December 8 - The International Air Transport Association (IATA) released a study identifying a quantitative link between a country's air cargo connectivity and its participation in global trade.
The study says that a one percent increase in air cargo connectivity was associated with a 6.3 percent increase in a country's total trade.
"Air cargo is key in supporting the current global trading system. In 2015, airlines transported 52.2 million tonnes of goods, representing about 35 percent of global trade by value. That is equivalent to USD5.6 trillion worth of goods annually, or USD15.3 billion worth of goods every day.
"We now have quantitative evidence of the important link between air cargo connectivity and trade competitiveness. It's in the economic interest for governments to promote and implement policies for the efficient facilitation of air cargo," said Brian Pearce, chief economist at IATA.
The study identified a number of key policy level and practical industry modernisation priorities to improve countries' air cargo connectivity.
IATA says legislative priorities include the ratification and implementation of the 1999 Montreal Convention to enable countries to adopt e-freight; and the World Trade Organization (WTO) Trade Facilitation Agreement and World Customs Organization (WCO) revised Kyoto Convention to implement smart border solutions that reduce complexity and costs.
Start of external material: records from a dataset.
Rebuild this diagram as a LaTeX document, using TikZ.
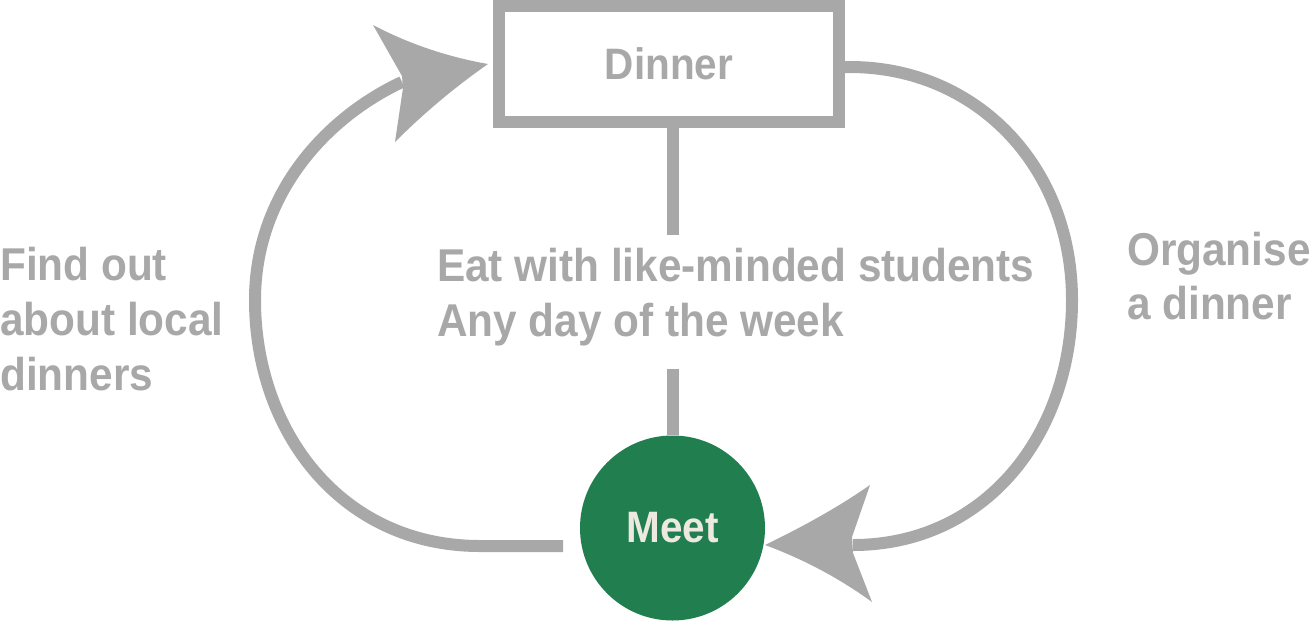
\documentclass[tikz,border=0pt]{standalone}
\usepackage{fontspec}
\newfontfamily\labfont{Liberation Sans}[FakeStretch=0.92, BoldFeatures={FakeStretch=0.92}]
\definecolor{lg}{HTML}{A8A8A8}
\definecolor{mgreen}{HTML}{217E4F}
\definecolor{cream}{HTML}{EDE8E0}
\tikzset{
  conn/.style={draw=lg, line width=12pt},
  headfill/.style={fill=lg},
  lbl/.style={text=lg, font=\labfont\bfseries\fontsize{46}{55}\selectfont, inner sep=0pt, anchor=base west},
}
\begin{document}
\begin{tikzpicture}[x=1pt,y=-1pt]
\useasboundingbox (0,0) rectangle (1315,625);
\fill[white] (0,0) rectangle (1315,625);

% nodes
\node[draw=lg, line width=12pt, minimum width=340pt, minimum height=116pt, inner sep=0pt,
      text=lg, font=\labfont\bfseries\fontsize{44}{53}\selectfont] (dinner) at (669,64) {Dinner};
\node[circle, fill=mgreen, minimum size=185pt, inner sep=0pt,
      text=cream, font=\labfont\bfseries\fontsize{44}{53}\selectfont] (meet) at (672.5,528) {Meet};

% labels
\node[lbl] (fa) at (0,280) {Find out};
\node[lbl] (fb) at (0,335) {about local};
\node[lbl] (fc) at (0,390) {dinners};
\node[lbl] (ea) at (437,281) {Eat with like-minded students};
\node[lbl] (eb) at (437,336) {Any day of the week};
\node[lbl] (oa) at (1127,265) {Organise};
\node[lbl] (ob) at (1127,319) {a dinner};

% stems
\coordinate (s1) at (672.5,235);
\coordinate (s2) at (672.5,369);
\draw[conn] (dinner.south -| meet.north) -- (s1);
\draw[conn] (s2) -- (meet.north);

% left loop
\coordinate (la) at (563,546);
\coordinate (ln) at (402,82);
\draw[conn] (la) -- (480,546) .. controls (340,546) and (255,430) .. (255,300)
   .. controls (255,195) and (325,118) .. (ln);
\fill[headfill] (488,64) .. controls (448,57) and (409,44) .. (373,25) -- (402,76) -- (403,88)
   -- (395,142) .. controls (424,113) and (455,87) .. (488,64) -- cycle;

% right loop
\coordinate (ra) at (840,67);
\coordinate (rn) at (853,545);
\draw[conn] (ra) -- (850,67) .. controls (975,67) and (1072,165) .. (1072,300)
   .. controls (1072,435) and (985,545) .. (rn);
\fill[headfill] (765,545) .. controls (802,527) and (837,508) .. (870,485) -- (852,537) -- (853,553)
   -- (872,602) .. controls (839,578) and (803,559) .. (765,545) -- cycle;
\end{tikzpicture}
\end{document}
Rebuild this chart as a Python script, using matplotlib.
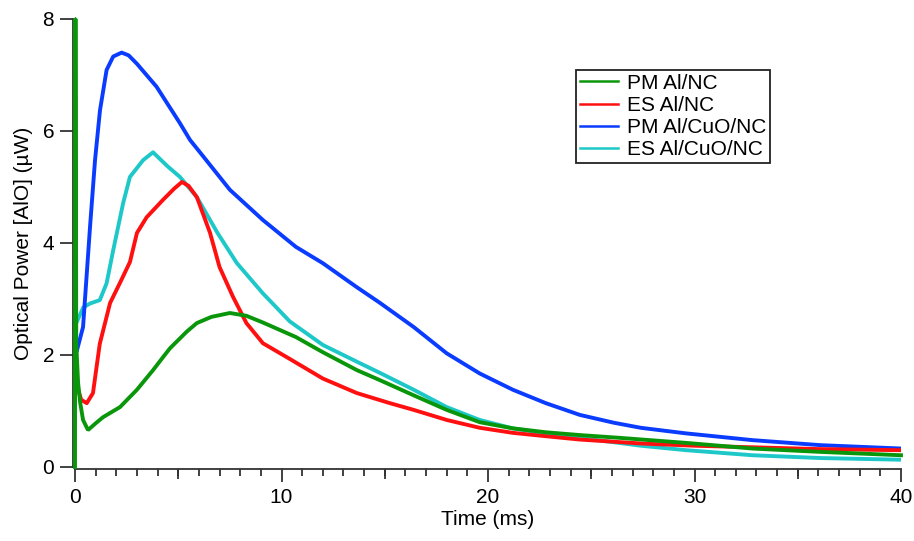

The practical industry modernisation priorities include facilitation of electronic processing, through electronic Air Waybills (e-AWB) and e-freight; implementation by governments of "single window" processing - ultimately enabling submission of all regulatory documents for trade via one channel; coordinated border agency procedures to reduce duplicative controls; the implementation of risk management controls at borders to combat illicit activities and facilitate compliant traders; and the implementation of processes to approve release of shipments in advance of their actual arrival.
"Facilitating trade with efficient air cargo processes requires a strong partnership between governments and industry. Governments have the important role of implementing global standards and agreements to facilitate trade and make it possible for airlines to modernise processes. In turn, the industry needs to embrace these opportunities to improve competitiveness and provide customers with enhanced shipping quality, service and better predictability," said Glyn Hughes, global head of cargo, IATA
The study, commissioned by IATA, was conducted by Developing Trade Consultants.